This speaks to the point of Nate Silver’s write-up (#msg-59402749) that bladerunner panned on this board. Interesting that the video from The Economist makes the same argument about bribing the populace, although The Economist considers this of lesser importance than Silver does.

DewDiligence

03/19/11 9:21 AM

#2355 RE: OakesCS #2126

Saudi Arabia Boosts Bribes—Oops, I Meant Benefits

http://online.wsj.com/article/SB10001424052748704608504576208764057863034.html

›MARCH 19, 2011
By ANGUS MCDOWALL

Saudi Arabia's King Abdullah announced a new round of lavish public spending and enhanced benefits for Saudis, but hinted at stern measures against any would-be protesters in the conservative Islamic kingdom.

The head of the world's largest oil exporter said in a series of royal orders Friday that he was introducing a minimum wage and unemployment benefit for Saudi nationals, creating 60,000 military jobs at the Interior Ministry, addressing a chronic housing shortage with a building drive and creating a new government department to tackle corruption.
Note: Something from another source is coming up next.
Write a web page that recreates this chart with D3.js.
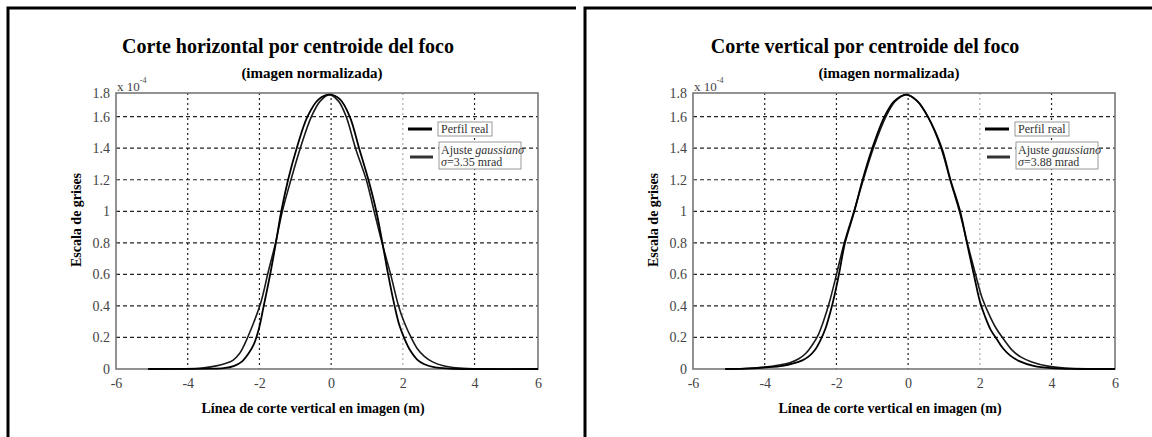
<!DOCTYPE html>
<html>
<head>
<meta charset="utf-8">
<script src="https://cdn.jsdelivr.net/npm/d3@7"></script>
<style>
    body { margin: 0; background: #fff; }
    text { font-family: "Liberation Serif", "Times New Roman", serif; }
</style>
</head>
<body>
<svg id="chart" width="1152" height="437"></svg>
<script>
const xTicks = [-6, -4, -2, 0, 2, 4, 6];
const yTicks = [0, 0.2, 0.4, 0.6, 0.8, 1, 1.2, 1.4, 1.6, 1.8];
const titles = ['Corte horizontal por centroide del foco', 'Corte vertical por centroide del foco'];
const subtitle = '(imagen normalizada)';
const xLabel = 'Línea de corte vertical en imagen (m)';
const yLabel = 'Escala de grises';
const legendReal = 'Perfil  real';
const legendFit = 'Ajuste ';
const sigmas = ['3.35', '3.88'];

// valores en unidades de 1e-4, x en m
const horizReal = [[-5.1,0],[-4.0,0.001],[-3.4,0.002],[-3.0,0.005],[-2.7,0.02],[-2.5,0.045],[-2.3,0.1],[-2.15,0.16],[-2.02,0.25],
    [-1.88,0.4],[-1.70,0.6],[-1.54,0.8],[-1.39,1.0],[-1.20,1.2],[-0.96,1.4],[-0.66,1.6],[-0.35,1.71],[-0.05,1.74],[0.25,1.71],
    [0.52,1.6],[0.78,1.4],[1.04,1.2],[1.26,1.0],[1.43,0.8],[1.59,0.6],[1.77,0.4],[1.9,0.28],[2.05,0.19],[2.2,0.12],[2.4,0.06],
    [2.6,0.03],[2.9,0.01],[3.3,0.003],[3.8,0],[6,0]];
const horizFit = [[-5.1,0],[-4.2,0.001],[-3.6,0.006],[-3.2,0.02],[-2.95,0.035],[-2.74,0.055],[-2.55,0.1],[-2.45,0.14],[-2.33,0.2],
    [-2.15,0.3],[-1.95,0.43],[-1.76,0.61],[-1.55,0.8],[-1.36,1.0],[-1.12,1.2],[-0.86,1.4],[-0.55,1.6],[-0.3,1.7],[-0.05,1.74],
    [0.2,1.7],[0.42,1.6],[0.68,1.4],[0.98,1.2],[1.2,1.0],[1.42,0.8],[1.66,0.6],[1.88,0.4],[2.05,0.29],[2.23,0.2],[2.4,0.13],
    [2.6,0.08],[2.83,0.045],[3.1,0.022],[3.4,0.01],[3.8,0.003],[4.3,0.0005],[6,0]];
const vertReal = [[-5.1,0],[-4.5,0.003],[-4.0,0.01],[-3.5,0.02],[-3.2,0.035],[-2.95,0.055],[-2.77,0.08],[-2.6,0.12],[-2.45,0.18],
    [-2.3,0.26],[-2.17,0.36],[-2.05,0.47],[-1.93,0.6],[-1.76,0.8],[-1.5,1.0],[-1.27,1.2],[-1.0,1.4],[-0.66,1.6],[-0.38,1.7],
    [-0.05,1.74],[0.25,1.7],[0.55,1.6],[0.94,1.4],[1.18,1.2],[1.45,1.0],[1.64,0.8],[1.85,0.58],[2.0,0.43],[2.15,0.33],[2.3,0.25],
    [2.47,0.19],[2.65,0.13],[2.85,0.085],[3.1,0.05],[3.5,0.02],[4.0,0.005],[4.5,0.001],[6,0]];
const vertFit = [[-5.1,0],[-4.6,0.003],[-4.0,0.012],[-3.6,0.025],[-3.3,0.04],[-3.05,0.065],[-2.85,0.1],[-2.65,0.16],[-2.5,0.22],
    [-2.35,0.31],[-2.2,0.42],[-2.03,0.57],[-1.78,0.8],[-1.51,1.0],[-1.25,1.2],[-0.97,1.4],[-0.62,1.6],[-0.35,1.7],[-0.05,1.74],
    [0.25,1.7],[0.55,1.6],[0.92,1.4],[1.17,1.2],[1.43,1.0],[1.65,0.8],[1.88,0.6],[2.05,0.46],[2.25,0.35],[2.45,0.26],[2.66,0.19],
    [2.9,0.12],[3.15,0.075],[3.45,0.045],[3.9,0.018],[4.4,0.006],[5.0,0.001],[6,0]];

const svg = d3.select('#chart');
const box = { left: 116, top: 93, width: 422, height: 276 };

function drawPanel(ox, title, realData, fitData, sigma) {
    const g = svg.append('g').attr('transform', `translate(${ox},0)`);

    // marco del panel
    g.append('path')
        .attr('d', 'M8,437V8H576')
        .attr('fill', 'none')
        .attr('stroke', '#000')
        .attr('stroke-width', 3);

    const xScale = d3.scaleLinear().domain([-6, 5.77]).range([box.left, box.left + box.width]).clamp(true);
    const yScale = d3.scaleLinear().domain([0, 1.75]).range([box.top + box.height, box.top]).clamp(true);

    g.append('text')
        .attr('x', box.left + 172).attr('y', 53)
        .attr('text-anchor', 'middle')
        .style('font-size', '20px').style('font-weight', 'bold')
        .text(title);
    g.append('text')
        .attr('x', box.left + 196).attr('y', 78)
        .attr('text-anchor', 'middle')
        .style('font-size', '15px').style('font-weight', 'bold')
        .text(subtitle);

    // rejilla
    g.append('g')
        .selectAll('line')
        .data(yTicks.filter(d => d > 0 && d < 1.8))
        .join('line')
        .attr('x1', box.left).attr('x2', box.left + box.width)
        .attr('y1', d => yScale(d)).attr('y2', d => yScale(d))
        .attr('stroke', '#222').attr('stroke-width', 1.2)
        .attr('stroke-dasharray', '4,3');
    g.append('g')
        .selectAll('line')
        .data(xTicks.filter(d => d > -6 && d < 6))
        .join('line')
        .attr('x1', d => xScale(d)).attr('x2', d => xScale(d))
        .attr('y1', box.top).attr('y2', box.top + box.height)
        .attr('stroke', d => d === 2 ? '#aaa' : '#222').attr('stroke-width', 1.2)
        .attr('stroke-dasharray', '2,3');

    g.append('rect')
        .attr('x', box.left).attr('y', box.top)
        .attr('width', box.width).attr('height', box.height)
        .attr('fill', 'none').attr('stroke', '#777').attr('stroke-width', 1.6);

    const xAxis = d3.axisBottom(xScale).tickValues(xTicks).tickSize(0).tickPadding(9).tickFormat(d => d);
    const yAxis = d3.axisLeft(yScale).tickValues(yTicks).tickSize(0).tickPadding(6).tickFormat(d => d);

    const gx = g.append('g')
        .attr('transform', `translate(0,${box.top + box.height})`)
        .call(xAxis);
    const gy = g.append('g')
        .attr('transform', `translate(${box.left},0)`)
        .call(yAxis);
    [gx, gy].forEach(a => {
        a.attr('font-family', null);
        a.select('.domain').remove();
        a.selectAll('text')
            .style('font-size', '14px')
            .style('font-family', '"Liberation Serif", serif')
            .attr('fill', '#444');
    });

    const exp = g.append('text')
        .attr('x', box.left + 1).attr('y', 91)
        .style('font-size', '13px').attr('fill', '#444');
    exp.append('tspan').text('x 10');
    exp.append('tspan').attr('dy', -8).style('font-size', '8px').text('-4');

    g.append('text')
        .attr('transform', `translate(${box.left - 35},${box.top + 127}) rotate(-90)`)
        .attr('text-anchor', 'middle')
        .style('font-size', '14px').style('font-weight', 'bold')
        .text(yLabel);
    g.append('text')
        .attr('x', box.left + 197).attr('y', 413)
        .attr('text-anchor', 'middle')
        .style('font-size', '14px').style('font-weight', 'bold')
        .text(xLabel);

    const line = d3.line()
        .x(d => xScale(d[0]))
        .y(d => yScale(d[1]))
        .curve(d3.curveCatmullRom.alpha(0.5));

    g.append('path')
        .datum(fitData)
        .attr('d', line)
        .attr('fill', 'none')
        .attr('stroke', '#1a1a1a')
        .attr('stroke-width', 1.6);
    g.append('path')
        .datum(realData)
        .attr('d', line)
        .attr('fill', 'none')
        .attr('stroke', '#000')
        .attr('stroke-width', 1.8);

    // leyenda
    const lg = g.append('g').attr('transform', `translate(${box.left},${box.top})`);
    lg.append('line')
        .attr('x1', 292).attr('x2', 316).attr('y1', 36).attr('y2', 36)
        .attr('stroke', '#000').attr('stroke-width', 3);
    lg.append('rect')
        .attr('x', 322).attr('y', 29).attr('width', 54).attr('height', 14)
        .attr('fill', '#fff').attr('stroke', '#999');
    lg.append('text')
        .attr('x', 325).attr('y', 40)
        .style('font-size', '12px').attr('fill', '#333')
        .text(legendReal);

    lg.append('line')
        .attr('x1', 294).attr('x2', 317).attr('y1', 64).attr('y2', 64)
        .attr('stroke', '#333').attr('stroke-width', 3);
    lg.append('rect')
        .attr('x', 323).attr('y', 49).attr('width', 82).attr('height', 27)
        .attr('fill', '#fff').attr('stroke', '#999');
    const t1 = lg.append('text')
        .attr('x', 325).attr('y', 61)
        .style('font-size', '12px').attr('fill', '#333');
    t1.append('tspan').text(legendFit);
    t1.append('tspan').style('font-style', 'italic').text('gaussiano');
    const t2 = lg.append('text')
        .attr('x', 325).attr('y', 73)
        .style('font-size', '12px').attr('fill', '#333');
    t2.append('tspan').style('font-style', 'italic').text('σ');
    t2.append('tspan').text(`=${sigma} mrad`);
}

drawPanel(0, titles[0], horizReal, horizFit, sigmas[0]);
drawPanel(577, titles[1], vertReal, vertFit, sigmas[1]);
</script>
</body>
</html>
He also announced more than a billion Saudi rials of spending on religious projects.

Speaking live on state television, he thanked Saudis for staying loyal to the regime after they shunned a recent call for demonstrations issued on Facebook.

"You hit falsehood with truth and betrayal with loyalty and solidness," he said in remarks addressed to the Saudi people, which were later published in English on the state news agency.

He told members of the armed forces they were "the shield of this country and the striking hand against anyone tempted to undermine its security and stability."

Saudi Arabia has mostly escaped the demonstrations that have hit countries across the Arab world, but this week it signalled its concern at the region's unrest by sending 1,000 troops to Bahrain to help its ally, ruled by a Sunni royal family, quash a rebellion by the Shiite-majority population.

A week ago several hundred Shiites also staged protests in Saudi Arabia's oil-rich Eastern Province, adjacent to Bahrain, leading to arrests. However, a "day of rage" called by Facebook activists failed to materialize and the ruling al Saud family retain the support of both the clerical establishment and the country's tribes—two of the most powerful social forces in the country.

The measures appeared to be aimed at easing the economic travails of younger Saudis, who face a high rate of unemployment, but they didn't address the demands of Shiite protesters and liberal activists for democratic reforms.

Instead King Abdullah used his latest display of largesse to reward groups loyal to the ruling family and fend off potential economic grievances among the wider population.

King Abdullah said the government would pay 2,000 Saudi rials ($533) a month to job seekers, set a minimum wage for Saudi citizens of 3,000 rials a month, build half a million housing units at a cost of 250 billion rials and increase housing loans by two thirds to 500,000 rials.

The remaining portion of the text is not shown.